- _The exercise_: Write each line of the material exactly as given, from the top through the line that contains "const sigTextC = ['**', '*'];", and omit all pictures.
******************************
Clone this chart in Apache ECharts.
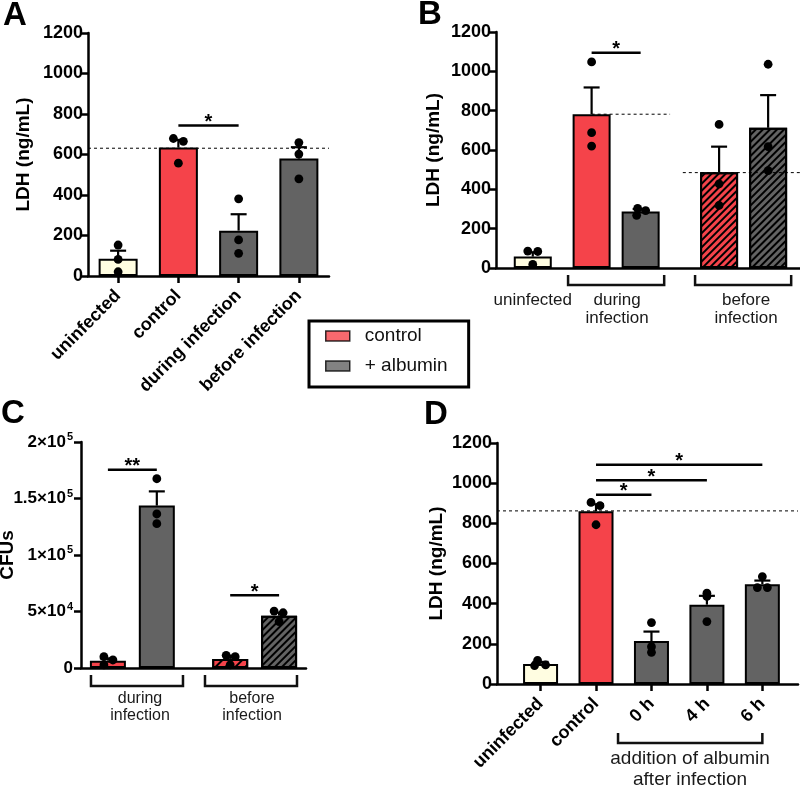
<!DOCTYPE html>
<html><head><meta charset="utf-8">
<script src="https://cdn.jsdelivr.net/npm/echarts@6/dist/echarts.min.js"></script>
<style>html,body{margin:0;padding:0;background:#fff}#c{width:800px;height:789px}</style>
</head><body><div id="c"></div>
<script>
// ================= DATA =================
// Panel A
const catsA = ['uninfected', 'control', 'during infection', 'before infection'];
const meanA = [85, 634, 224, 580];
const semTopA = [125, 672, 305, 636];
const ptsA = [[153, 82, 21], [679, 665, 557], [381, 178, 112], [659, 602, 480]];
const refA = [631];
const sigPairsA = [[1, 2]];
const sigHeightA = [743];
const sigTextA = ['*'];

// Panel B
const groupsB = ['uninfected', 'during\ninfection', 'before\ninfection'];
const meanB = [58, 782, 287, 487, 713];
const semTopB = [80, 918, 300, 617, 879];
const ptsB = [[86, 84, 18], [1048, 688, 620], [303, 292, 268], [730, 428, 318], [1036, 617, 495]];
const refB = [782, 485];
const sigPairsB = [[1, 2]];
const sigHeightB = [1095];
const sigTextB = ['*'];

// Panel C
const groupsC = ['during\ninfection', 'before\ninfection'];
const meanC = [6500, 143700, 8000, 46300];
const semTopC = [8500, 156300, 10900, 49000];
const ptsC = [[10000, 7100, 2700], [167500, 136300, 127700], [11200, 10000, 2700], [50400, 48900, 41000]];
const tickValuesC = [0, 50000, 100000, 150000, 200000];
const tickLabelsC = ['{n|0}', '{n|5×10}{s|4}', '{n|1×10}{s|5}', '{n|1.5×10}{s|5}', '{n|2×10}{s|5}'];
const sigPairsC = [[0, 1], [2, 3]];
const sigHeightC = [175500, 64300];
const sigTextC = ['**', '*'];

// Panel D
const catsD = ['uninfected', 'control', '0 h', '4 h', '6 h'];
const groupD = ['addition of albumin', 'after infection'];
const meanD = [100, 860, 214, 395, 497];
const semTopD = [110, 895, 261, 439, 515];
const ptsD = [[118, 92, 95], [904, 888, 793], [306, 186, 158], [452, 436, 311], [535, 480, 480]];
const refD = [862];
const sigPairsD = [[1, 2], [1, 3], [1, 4]];
const sigHeightD = [942, 1014, 1092];
const sigTextD = ['*', '*', '*'];

const legendNames = ['control', '+ albumin'];

// ================= LAYOUT / STYLE =================
const RED = '#F5434A', GRAY = '#636363', CREAM = '#FFFDE1';
const FONT = 'Liberation Sans';

const panels = [
  { letter: 'A', letterPos: [3, 16],
    grid: {left: 88, top: 33, width: 241, height: 243},
    nSlots: 4, slots: [0, 1, 2, 3], labels: catsA, showX: true,
    mean: meanA, semTop: semTopA, pts: ptsA,
    off: [[0,0,0],[-5,5,0],[0,0,0],[0,0,0]],
    fill: [CREAM, RED, GRAY, GRAY], hatched: [0,0,0,0], barW: 39,
    yMax: 1200, yStep: 200, yName: 'LDH (ng/mL)', nameGap: 55,
    refs: [[-0.5, 3.5, refA[0]]],
    sig: [sigPairsA, sigHeightA, sigTextA],
    brackets: [], groupText: [], groupFont: 17 },
  { letter: 'B', letterPos: [418, 15],
    grid: {left: 496, top: 32, width: 304, height: 236},
    nSlots: 62, slots: [7, 19, 29, 45, 55], labels: null, showX: false,
    mean: meanB, semTop: semTopB, pts: ptsB,
    off: [[-5,5,0],[0,0,0],[-3,5,-4],[0,0,0],[0,0,0]],
    fill: [CREAM, RED, GRAY, RED, GRAY], hatched: [0,0,0,1,1], barW: 38,
    yMax: 1200, yStep: 200, yName: 'LDH (ng/mL)', nameGap: 53,
    refs: [[19, 35, refB[0]], [37.6, 61.5, refB[1]]],
    sig: [sigPairsB, sigHeightB, sigTextB],
    brackets: [[14.2, 33.8], [40.1, 59.7]], brY: 17, brTip: 10,
    groupText: [[7, groupsB[0]], [24.2, groupsB[1]], [50.5, groupsB[2]]], gtY: 32, gtLH: 18, groupFont: 17 },
  { letter: 'C', letterPos: [1, 414],
    grid: {left: 81, top: 442, width: 225, height: 226},
    nSlots: 46, slots: [5, 15, 30, 40], labels: null, showX: false,
    mean: meanC, semTop: semTopC, pts: ptsC,
    off: [[-4,5,-4],[0,0,0],[-4,5,0],[-5,4,0]],
    fill: [RED, GRAY, RED, GRAY], hatched: [0,0,2,1], barW: 36,
    yMax: 200000, yStep: 50000, yName: 'CFUs', nameGap: 64,
    customY: [tickValuesC, tickLabelsC],
    refs: [],
    sig: [sigPairsC, sigHeightC, sigTextC],
    brackets: [[1.54, 20.35], [24.85, 43.66]], brY: 18, brTip: 11,
    groupText: [[11.56, groupsC[0]], [34.46, groupsC[1]]], gtY: 31, gtLH: 17, groupFont: 16 },
  { letter: 'D', letterPos: [424, 415],
    grid: {left: 497, top: 443, width: 301, height: 241},
    nSlots: 38, slots: [5, 12, 19, 26, 33], labels: catsD, showX: true,
    mean: meanD, semTop: semTopD, pts: ptsD,
    off: [[-3,-6,5],[-5,4,0],[0,0,0],[0,0,0],[0,-5,5]],
    fill: [CREAM, RED, GRAY, GRAY, GRAY], hatched: [0,0,0,0,0], barW: 35,
    yMax: 1200, yStep: 200, yName: 'LDH (ng/mL)', nameGap: 51,
    refs: [[-0.5, 37.5, refD[0]]],
    sig: [sigPairsD, sigHeightD, sigTextD],
    brackets: [[14.78, 33]], brY: 59, brTip: 10,
    groupText: [[23.87, groupD.join('\n')]], gtY: 75, gtLH: 21, groupFont: 19 }
];

function hatch(kind) {
  if (kind === 2) return {symbol: 'rect', symbolSize: 1, dashArrayX: [1, 0], dashArrayY: [2, 4.5], rotation: -Math.PI / 4, color: '#000'};
  return {symbol: 'rect', symbolSize: 1, dashArrayX: [1, 0], dashArrayY: [1.3, 2.3], rotation: -Math.PI / 4, color: '#000'};
}

const chart = echarts.init(document.getElementById('c'), null, {renderer: 'canvas', width: 800, height: 789});

const grids = [], xAxes = [], yAxes = [], series = [];
panels.forEach((p, gi) => {
  grids.push(Object.assign({containLabel: false, outerBoundsMode: 'none'}, p.grid));
  const names = [];
  for (let i = 0; i < p.nSlots; i++) names.push('s' + i);
  const labeled = new Set();
  if (p.labels) p.slots.forEach((s, i) => { names[s] = p.labels[i]; labeled.add(s); });
  xAxes.push({
    type: 'category', gridIndex: gi, data: names, boundaryGap: true,
    axisLine: {lineStyle: {color: '#000', width: 2.5}},
    axisTick: {show: p.showX, alignWithLabel: true, length: 7, lineStyle: {color: '#000', width: 2.5},
      interval: (i) => labeled.has(i)},
    axisLabel: {show: p.showX, interval: (i) => labeled.has(i), rotate: 45, margin: 17,
      fontSize: 18, fontWeight: 'bold', color: '#000', fontFamily: FONT},
    splitLine: {show: false}
  });
  yAxes.push({
    type: 'value', gridIndex: gi, min: 0, max: p.yMax, interval: p.yStep,
    name: p.yName, nameLocation: 'middle', nameGap: p.nameGap, nameRotate: 90,
    nameTextStyle: {fontSize: 19, fontWeight: 'bold', color: '#000', fontFamily: FONT},
    axisLine: {show: true, lineStyle: {color: '#000', width: 2.5}},
    axisTick: {show: true, length: 7, lineStyle: {color: '#000', width: 2.5}},
    axisLabel: {show: !p.customY, fontSize: 18, fontWeight: 'bold', color: '#000', margin: 5, fontFamily: FONT,
      formatter: (v) => String(v)},
    splitLine: {show: false}
  });
  const barData = new Array(p.nSlots).fill('-');
  p.slots.forEach((s, i) => {
    const st = {color: p.fill[i]};
    if (p.hatched[i]) st.decal = hatch(p.hatched[i]);
    barData[s] = {value: p.mean[i], itemStyle: st};
  });
  series.push({
    type: 'bar', xAxisIndex: gi, yAxisIndex: gi, barWidth: p.barW, data: barData, z: 2, silent: true,
    itemStyle: {borderColor: '#000', borderWidth: 2}
  });
  series.push({
    type: 'custom', xAxisIndex: gi, yAxisIndex: gi, z: 3, silent: true,
    data: p.slots.map((s, i) => [s, p.mean[i], p.semTop[i]]),
    renderItem: (params, api) => {
      const b = api.coord([api.value(0), api.value(1)]);
      const t = api.coord([api.value(0), api.value(2)]);
      return {type: 'group', children: [
        {type: 'line', shape: {x1: b[0], y1: b[1], x2: t[0], y2: t[1]}, style: {stroke: '#000', lineWidth: 2.2}},
        {type: 'line', shape: {x1: t[0] - 8, y1: t[1], x2: t[0] + 8, y2: t[1]}, style: {stroke: '#000', lineWidth: 2.2}}
      ]};
    }
  });
  const dots = [];
  p.slots.forEach((s, i) => p.pts[i].forEach((v, j) => dots.push([s, v, p.off[i][j]])));
  series.push({
    type: 'custom', xAxisIndex: gi, yAxisIndex: gi, z: 4, silent: true, data: dots,
    renderItem: (params, api) => {
      const c = api.coord([api.value(0), api.value(1)]);
      return {type: 'circle', shape: {cx: c[0] + api.value(2), cy: c[1], r: 4.4}, style: {fill: '#000'}};
    }
  });
});
// legend-only series
series.push({type: 'scatter', name: legendNames[0], xAxisIndex: 0, yAxisIndex: 0, data: [], itemStyle: {color: RED}});
series.push({type: 'scatter', name: legendNames[1], xAxisIndex: 0, yAxisIndex: 0, data: [], itemStyle: {color: GRAY}});

chart.setOption({
  animation: false,
  backgroundColor: '#fff',
  textStyle: {fontFamily: FONT},
  grid: grids, xAxis: xAxes, yAxis: yAxes, series: series,
  legend: {
    orient: 'vertical', left: 309, top: 321, selectedMode: false,
    data: [
      {name: legendNames[0], icon: 'rect', itemStyle: {color: RED, borderColor: '#000', borderWidth: 1.5}},
      {name: legendNames[1], icon: 'rect', itemStyle: {color: GRAY, borderColor: '#000', borderWidth: 1.5}}
    ],
    itemWidth: 24, itemHeight: 10, itemGap: 10,
    borderColor: '#000', borderWidth: 3, padding: [5, 21, 11, 16],
    textStyle: {fontSize: 19, lineHeight: 20, color: '#111', fontFamily: FONT, padding: [0, 0, 0, 10]}
  }
});

// ================= ANNOTATIONS =================
function slotX(gi, s) {
  const a = chart.convertToPixel({gridIndex: gi}, [0, 0]);
  const b = chart.convertToPixel({gridIndex: gi}, [1, 0]);
  return a[0] + s * (b[0] - a[0]);
}
function valY(gi, v) { return chart.convertToPixel({gridIndex: gi}, [0, v])[1]; }

const gfx = [];
panels.forEach((p, gi) => {
  gfx.push({type: 'text', x: p.letterPos[0], y: p.letterPos[1], z: 100,
    style: {text: p.letter, fontSize: 33, fontWeight: 'bold', fontFamily: FONT, fill: '#000', verticalAlign: 'middle'}});
  const axisY = valY(gi, 0);
  if (p.customY) {
    const axisX = slotX(gi, -0.5);
    p.customY[0].forEach((v, k) => {
      gfx.push({type: 'text', z: 100, x: axisX - 8, y: valY(gi, v),
        style: {text: p.customY[1][k], align: 'right', verticalAlign: 'middle',
          rich: {
            n: {fontSize: 17, fontWeight: 'bold', fontFamily: FONT, fill: '#000', lineHeight: 21},
            s: {fontSize: 11, fontWeight: 'bold', fontFamily: FONT, fill: '#000', lineHeight: 21, verticalAlign: 'top', padding: [0, 0, 0, 1]}
          }}});
    });
  }
  p.refs.forEach(r => {
    const y = valY(gi, r[2]);
    gfx.push({type: 'line', z: 100, shape: {x1: slotX(gi, r[0]), y1: y, x2: slotX(gi, r[1]), y2: y},
      style: {stroke: '#000', lineWidth: 1, lineDash: [3, 3]}});
  });
  const [pairs, hs, txt] = p.sig;
  pairs.forEach((pr, k) => {
    const y = valY(gi, hs[k]);
    const x1 = slotX(gi, p.slots[pr[0]]), x2 = slotX(gi, p.slots[pr[1]]);
    gfx.push({type: 'line', z: 100, shape: {x1: x1, y1: y, x2: x2, y2: y}, style: {stroke: '#000', lineWidth: 2.5}});
    gfx.push({type: 'text', z: 100, x: (x1 + x2) / 2, y: y - 3,
      style: {text: txt[k], fontSize: 20, fontWeight: 'bold', fontFamily: FONT, fill: '#000', align: 'center', verticalAlign: 'middle'}});
  });
  p.brackets.forEach(b => {
    const x1 = slotX(gi, b[0]), x2 = slotX(gi, b[1]);
    const yb = axisY + p.brY, yt = yb - p.brTip;
    gfx.push({type: 'polyline', z: 100, shape: {points: [[x1, yt], [x1, yb], [x2, yb], [x2, yt]]},
      style: {stroke: '#111', lineWidth: 2.5, fill: null}});
  });
  p.groupText.forEach(g => {
    const x = slotX(gi, g[0]);
    g[1].split('\n').forEach((line, li) => {
      gfx.push({type: 'text', z: 100, x: x, y: axisY + p.gtY + li * p.gtLH,
        style: {text: line, fontSize: p.groupFont, fontFamily: FONT, fill: '#1a1a1a', align: 'center', verticalAlign: 'middle'}});
    });
  });
});
chart.setOption({graphic: {elements: gfx}});
</script></body></html>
******************************
- _Reply to the exercise_:
Clone this chart in Apache ECharts.
<!DOCTYPE html>
<html><head><meta charset="utf-8">
<script src="https://cdn.jsdelivr.net/npm/echarts@6/dist/echarts.min.js"></script>
<style>html,body{margin:0;padding:0;background:#fff}#c{width:800px;height:789px}</style>
</head><body><div id="c"></div>
<script>
// ================= DATA =================
// Panel A
const catsA = ['uninfected', 'control', 'during infection', 'before infection'];
const meanA = [85, 634, 224, 580];
const semTopA = [125, 672, 305, 636];
const ptsA = [[153, 82, 21], [679, 665, 557], [381, 178, 112], [659, 602, 480]];
const refA = [631];
const sigPairsA = [[1, 2]];
const sigHeightA = [743];
const sigTextA = ['*'];

// Panel B
const groupsB = ['uninfected', 'during\ninfection', 'before\ninfection'];
const meanB = [58, 782, 287, 487, 713];
const semTopB = [80, 918, 300, 617, 879];
const ptsB = [[86, 84, 18], [1048, 688, 620], [303, 292, 268], [730, 428, 318], [1036, 617, 495]];
const refB = [782, 485];
const sigPairsB = [[1, 2]];
const sigHeightB = [1095];
const sigTextB = ['*'];

// Panel C
const groupsC = ['during\ninfection', 'before\ninfection'];
const meanC = [6500, 143700, 8000, 46300];
const semTopC = [8500, 156300, 10900, 49000];
const ptsC = [[10000, 7100, 2700], [167500, 136300, 127700], [11200, 10000, 2700], [50400, 48900, 41000]];
const tickValuesC = [0, 50000, 100000, 150000, 200000];
const tickLabelsC = ['{n|0}', '{n|5×10}{s|4}', '{n|1×10}{s|5}', '{n|1.5×10}{s|5}', '{n|2×10}{s|5}'];
const sigPairsC = [[0, 1], [2, 3]];
const sigHeightC = [175500, 64300];
const sigTextC = ['**', '*'];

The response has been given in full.